— begin —

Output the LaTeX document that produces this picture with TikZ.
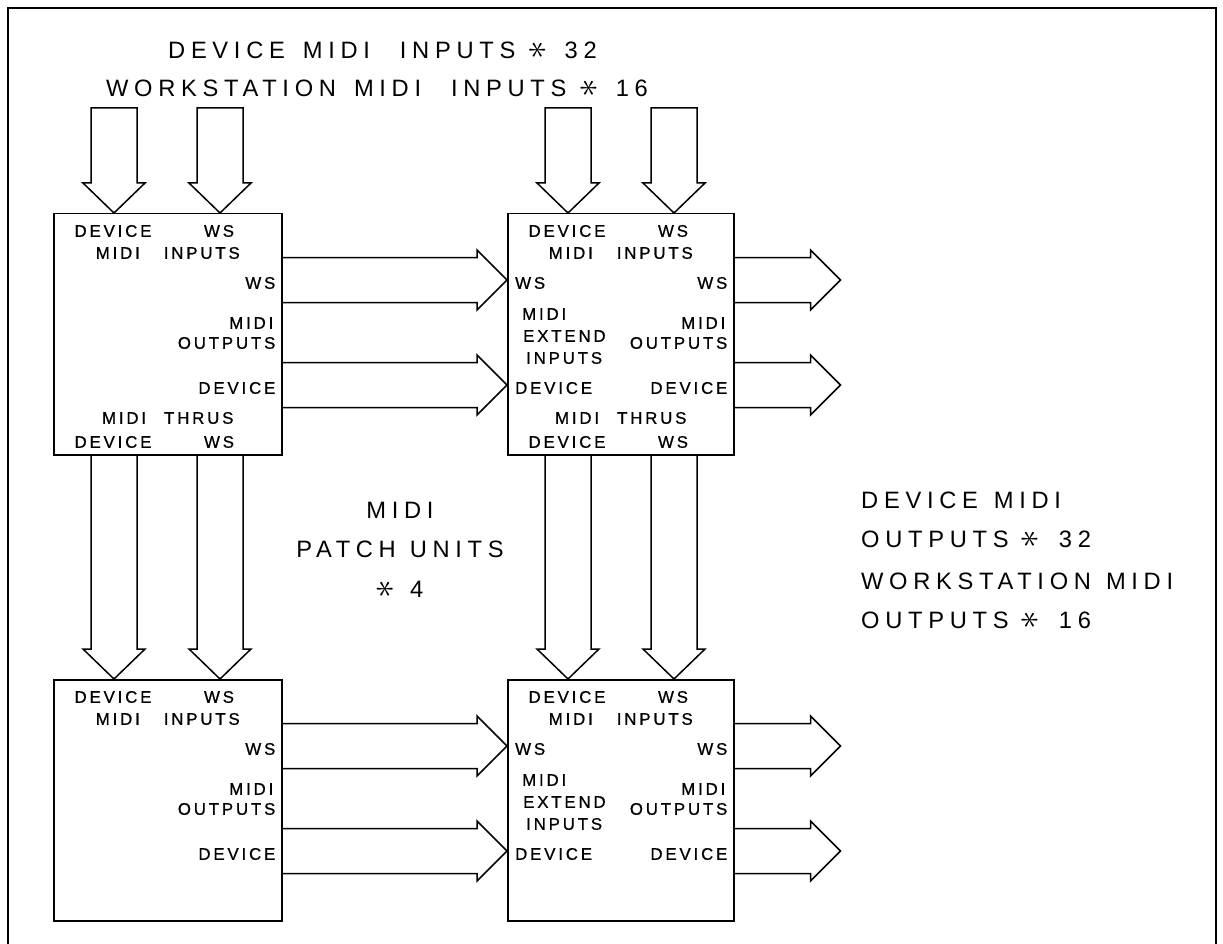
\documentclass[tikz,border=0pt]{standalone}
\usepackage{fontspec}
\setmainfont{Liberation Sans}
\newfontfamily\boxfont[LetterSpace=17,FakeBold=0.8]{Liberation Sans}
\newfontfamily\titlefont[LetterSpace=24]{Liberation Sans}
\usetikzlibrary{calc}
\newcommand{\mystar}{\scalebox{1.5}{\rotatebox[origin=c]{90}{$\ast$}}}
\newcommand{\tg}[1]{\hspace{#1pt}}
% fat hollow arrow pointing down: start, tip, closing
\newcommand{\fatdown}[3]{%
  \draw[fat] let \p1=(#1), \p2=(#2) in
   (\x1-23pt,\y1) -- (\x1-23pt,\y2+30pt) -- (\x1-31pt,\y2+30pt) -- (\x2,\y2)
   -- (\x1+31pt,\y2+30pt) -- (\x1+23pt,\y2+30pt) -- (\x1+23pt,\y1) #3;}
% fat hollow arrow pointing right: start, tip
\newcommand{\fatright}[2]{%
  \draw[fat] let \p1=(#1), \p2=(#2) in
   (\x1,\y1+22.5pt) -- (\x2-30pt,\y1+22.5pt) -- (\x2-30pt,\y1+30pt) -- (\x2,\y1)
   -- (\x2-30pt,\y1-30pt) -- (\x2-30pt,\y1-22.5pt) -- (\x1,\y1-22.5pt);}
\begin{document}
\begin{tikzpicture}[x=1pt,y=-1pt,
  unitbox/.style={draw,line width=1.5pt,minimum width=#1,minimum height=241pt,
    inner sep=0pt,anchor=north west},
  fat/.style={line width=1.5pt,line join=miter},
  lbl/.style={font={\boxfont\fontsize{16.8}{18}\selectfont},inner sep=0pt},
  ttl/.style={font={\titlefont\fontsize{23.7}{26}\selectfont},inner sep=0pt}]
\fill[white] (0,0) rectangle (1223,944);
\useasboundingbox (0,0) rectangle (1223,944);
% frame
\draw[line width=2pt] (8,950) -- (8,8) -- (1216,8) -- (1216,950);

% units
\node[unitbox=228pt] (tl) at (53,213) {};
\node[unitbox=226pt] (tr) at (507,213) {};
\node[unitbox=228pt] (bl) at (53,679) {};
\node[unitbox=226pt] (br) at (507,679) {};

\foreach \b in {tl,tr,bl,br} {
  \coordinate (\b-ta) at ($(\b.north west)+(61,0)$);
  \coordinate (\b-tb) at ($(\b.north west)+(167,0)$);
  \coordinate (\b-ba) at ($(\b.south west)+(61,0)$);
  \coordinate (\b-bb) at ($(\b.south west)+(167,0)$);
  \coordinate (\b-ra) at ($(\b.north east)+(0,67)$);
  \coordinate (\b-rb) at ($(\b.north east)+(0,172)$);
  \coordinate (\b-la) at ($(\b.north west)+(0,67)$);
  \coordinate (\b-lb) at ($(\b.north west)+(0,172)$);
  % common labels
  \node[lbl] (\b-l1) at ($(\b.north west)+(60,18)$) {DEVICE};
  \node[lbl] (\b-l2) at ($(\b.north west)+(166,18)$) {WS};
  \node[lbl] (\b-l3) at ($(\b.north)+(0,40)$) {MIDI\hspace{24pt}INPUTS};
  \node[lbl,anchor=east] (\b-l4) at ($(\b.north east)+(-7,70)$) {WS};
  \node[lbl,anchor=east] (\b-l5) at ($(\b.north east)+(-9,110)$) {MIDI};
  \node[lbl,anchor=east] (\b-l6) at ($(\b.north east)+(-7,130)$) {OUTPUTS};
  \node[lbl,anchor=east] (\b-l7) at ($(\b.north east)+(-7,175)$) {DEVICE};
}
% thru labels (upper units)
\foreach \b in {tl,tr} {
  \node[lbl] (\b-t1) at ($(\b.north)+(0,205)$) {MIDI\hspace{18pt}THRUS};
  \node[lbl] (\b-t2) at ($(\b.north west)+(60,229)$) {DEVICE};
  \node[lbl] (\b-t3) at ($(\b.north west)+(166,229)$) {WS};
}
% extend input labels (right units)
\foreach \b in {tr,br} {
  \node[lbl,anchor=west] (\b-e1) at ($(\b.north west)+(8,70)$) {WS};
  \node[lbl,anchor=west] (\b-e2) at ($(\b.north west)+(15,101)$) {MIDI};
  \node[lbl,anchor=west] (\b-e3) at ($(\b.north west)+(16,123)$) {EXTEND};
  \node[lbl,anchor=west] (\b-e4) at ($(\b.north west)+(19,145)$) {INPUTS};
  \node[lbl,anchor=west] (\b-e5) at ($(\b.north west)+(8,175)$) {DEVICE};
}

% input arrows from the top
\path (tl-ta) ++(0,-105) coordinate (itla);
\path (tl-tb) ++(0,-105) coordinate (itlb);
\path (tr-ta) ++(0,-105) coordinate (itra);
\path (tr-tb) ++(0,-105) coordinate (itrb);
\fatdown{itla}{tl-ta}{-- cycle}
\fatdown{itlb}{tl-tb}{-- cycle}
\fatdown{itra}{tr-ta}{-- cycle}
\fatdown{itrb}{tr-tb}{-- cycle}
% thru arrows down
\fatdown{tl-ba}{bl-ta}{}
\fatdown{tl-bb}{bl-tb}{}
\fatdown{tr-ba}{br-ta}{}
\fatdown{tr-bb}{br-tb}{}
% output to extend inputs
\fatright{tl-ra}{tr-la}
\fatright{tl-rb}{tr-lb}
\fatright{bl-ra}{br-la}
\fatright{bl-rb}{br-lb}
% final outputs
\path (tr-ra) ++(106,0) coordinate (otra);
\path (tr-rb) ++(106,0) coordinate (otrb);
\path (br-ra) ++(106,0) coordinate (obra);
\path (br-rb) ++(106,0) coordinate (obrb);
\fatright{tr-ra}{otra}
\fatright{tr-rb}{otrb}
\fatright{br-ra}{obra}
\fatright{br-rb}{obrb}

% titles
\node[ttl,anchor=west] (t1) at (168,50) {DEVICE\tg{18}MIDI\tg{30}INPUTS\tg{14}\mystar\tg{18}32};
\node[ttl,anchor=west] (t2) at (106,88) {WORKSTATION\tg{18}MIDI\tg{30}INPUTS\tg{14}\mystar\tg{18}16};
\node[ttl] (m1) at (400,510) {MIDI};
\node[ttl] (m2) at (400,549) {PATCH\tg{14}UNITS};
\node[ttl] (m3) at (400,589) {\mystar\tg{16}4};
\node[ttl,anchor=west] (r1) at (861,500) {DEVICE\tg{16}MIDI};
\node[ttl,anchor=west] (r2) at (861,539) {OUTPUTS\tg{13}\mystar\tg{20}32};
\node[ttl,anchor=west] (r3) at (861,581) {WORKSTATION\tg{15}MIDI};
\node[ttl,anchor=west] (r4) at (861,620) {OUTPUTS\tg{13}\mystar\tg{20}16};
\end{tikzpicture}
\end{document}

— end —

Written problem:
Set down the material exactly, every line of it, except for the pictures.

Written answer:
Output the LaTeX document that produces this picture with TikZ.
\documentclass[tikz,border=0pt]{standalone}
\usepackage{fontspec}
\setmainfont{Liberation Sans}
\newfontfamily\boxfont[LetterSpace=17,FakeBold=0.8]{Liberation Sans}
\newfontfamily\titlefont[LetterSpace=24]{Liberation Sans}
\usetikzlibrary{calc}
\newcommand{\mystar}{\scalebox{1.5}{\rotatebox[origin=c]{90}{$\ast$}}}
\newcommand{\tg}[1]{\hspace{#1pt}}
% fat hollow arrow pointing down: start, tip, closing
\newcommand{\fatdown}[3]{%
  \draw[fat] let \p1=(#1), \p2=(#2) in
   (\x1-23pt,\y1) -- (\x1-23pt,\y2+30pt) -- (\x1-31pt,\y2+30pt) -- (\x2,\y2)
   -- (\x1+31pt,\y2+30pt) -- (\x1+23pt,\y2+30pt) -- (\x1+23pt,\y1) #3;}
% fat hollow arrow pointing right: start, tip
\newcommand{\fatright}[2]{%
  \draw[fat] let \p1=(#1), \p2=(#2) in
   (\x1,\y1+22.5pt) -- (\x2-30pt,\y1+22.5pt) -- (\x2-30pt,\y1+30pt) -- (\x2,\y1)
   -- (\x2-30pt,\y1-30pt) -- (\x2-30pt,\y1-22.5pt) -- (\x1,\y1-22.5pt);}
\begin{document}
\begin{tikzpicture}[x=1pt,y=-1pt,
  unitbox/.style={draw,line width=1.5pt,minimum width=#1,minimum height=241pt,
    inner sep=0pt,anchor=north west},
  fat/.style={line width=1.5pt,line join=miter},
  lbl/.style={font={\boxfont\fontsize{16.8}{18}\selectfont},inner sep=0pt},
  ttl/.style={font={\titlefont\fontsize{23.7}{26}\selectfont},inner sep=0pt}]
\fill[white] (0,0) rectangle (1223,944);
\useasboundingbox (0,0) rectangle (1223,944);
% frame
\draw[line width=2pt] (8,950) -- (8,8) -- (1216,8) -- (1216,950);

% units
\node[unitbox=228pt] (tl) at (53,213) {};
\node[unitbox=226pt] (tr) at (507,213) {};
\node[unitbox=228pt] (bl) at (53,679) {};
\node[unitbox=226pt] (br) at (507,679) {};

\foreach \b in {tl,tr,bl,br} {
  \coordinate (\b-ta) at ($(\b.north west)+(61,0)$);
  \coordinate (\b-tb) at ($(\b.north west)+(167,0)$);
  \coordinate (\b-ba) at ($(\b.south west)+(61,0)$);
  \coordinate (\b-bb) at ($(\b.south west)+(167,0)$);
  \coordinate (\b-ra) at ($(\b.north east)+(0,67)$);
  \coordinate (\b-rb) at ($(\b.north east)+(0,172)$);
  \coordinate (\b-la) at ($(\b.north west)+(0,67)$);
  \coordinate (\b-lb) at ($(\b.north west)+(0,172)$);
  % common labels
  \node[lbl] (\b-l1) at ($(\b.north west)+(60,18)$) {DEVICE};
  \node[lbl] (\b-l2) at ($(\b.north west)+(166,18)$) {WS};
  \node[lbl] (\b-l3) at ($(\b.north)+(0,40)$) {MIDI\hspace{24pt}INPUTS};
  \node[lbl,anchor=east] (\b-l4) at ($(\b.north east)+(-7,70)$) {WS};
  \node[lbl,anchor=east] (\b-l5) at ($(\b.north east)+(-9,110)$) {MIDI};
  \node[lbl,anchor=east] (\b-l6) at ($(\b.north east)+(-7,130)$) {OUTPUTS};
  \node[lbl,anchor=east] (\b-l7) at ($(\b.north east)+(-7,175)$) {DEVICE};
}
% thru labels (upper units)
\foreach \b in {tl,tr} {
  \node[lbl] (\b-t1) at ($(\b.north)+(0,205)$) {MIDI\hspace{18pt}THRUS};
  \node[lbl] (\b-t2) at ($(\b.north west)+(60,229)$) {DEVICE};
  \node[lbl] (\b-t3) at ($(\b.north west)+(166,229)$) {WS};
}
% extend input labels (right units)
\foreach \b in {tr,br} {
  \node[lbl,anchor=west] (\b-e1) at ($(\b.north west)+(8,70)$) {WS};
  \node[lbl,anchor=west] (\b-e2) at ($(\b.north west)+(15,101)$) {MIDI};
  \node[lbl,anchor=west] (\b-e3) at ($(\b.north west)+(16,123)$) {EXTEND};
  \node[lbl,anchor=west] (\b-e4) at ($(\b.north west)+(19,145)$) {INPUTS};
  \node[lbl,anchor=west] (\b-e5) at ($(\b.north west)+(8,175)$) {DEVICE};
}

% input arrows from the top
\path (tl-ta) ++(0,-105) coordinate (itla);
\path (tl-tb) ++(0,-105) coordinate (itlb);
\path (tr-ta) ++(0,-105) coordinate (itra);
\path (tr-tb) ++(0,-105) coordinate (itrb);
\fatdown{itla}{tl-ta}{-- cycle}
\fatdown{itlb}{tl-tb}{-- cycle}
\fatdown{itra}{tr-ta}{-- cycle}
\fatdown{itrb}{tr-tb}{-- cycle}
% thru arrows down
\fatdown{tl-ba}{bl-ta}{}
\fatdown{tl-bb}{bl-tb}{}
\fatdown{tr-ba}{br-ta}{}
\fatdown{tr-bb}{br-tb}{}
% output to extend inputs
\fatright{tl-ra}{tr-la}
\fatright{tl-rb}{tr-lb}
\fatright{bl-ra}{br-la}
\fatright{bl-rb}{br-lb}
% final outputs
\path (tr-ra) ++(106,0) coordinate (otra);
\path (tr-rb) ++(106,0) coordinate (otrb);
\path (br-ra) ++(106,0) coordinate (obra);
\path (br-rb) ++(106,0) coordinate (obrb);
\fatright{tr-ra}{otra}
\fatright{tr-rb}{otrb}
\fatright{br-ra}{obra}
\fatright{br-rb}{obrb}

% titles
\node[ttl,anchor=west] (t1) at (168,50) {DEVICE\tg{18}MIDI\tg{30}INPUTS\tg{14}\mystar\tg{18}32};
\node[ttl,anchor=west] (t2) at (106,88) {WORKSTATION\tg{18}MIDI\tg{30}INPUTS\tg{14}\mystar\tg{18}16};
\node[ttl] (m1) at (400,510) {MIDI};
\node[ttl] (m2) at (400,549) {PATCH\tg{14}UNITS};
\node[ttl] (m3) at (400,589) {\mystar\tg{16}4};
\node[ttl,anchor=west] (r1) at (861,500) {DEVICE\tg{16}MIDI};
\node[ttl,anchor=west] (r2) at (861,539) {OUTPUTS\tg{13}\mystar\tg{20}32};
\node[ttl,anchor=west] (r3) at (861,581) {WORKSTATION\tg{15}MIDI};
\node[ttl,anchor=west] (r4) at (861,620) {OUTPUTS\tg{13}\mystar\tg{20}16};
\end{tikzpicture}
\end{document}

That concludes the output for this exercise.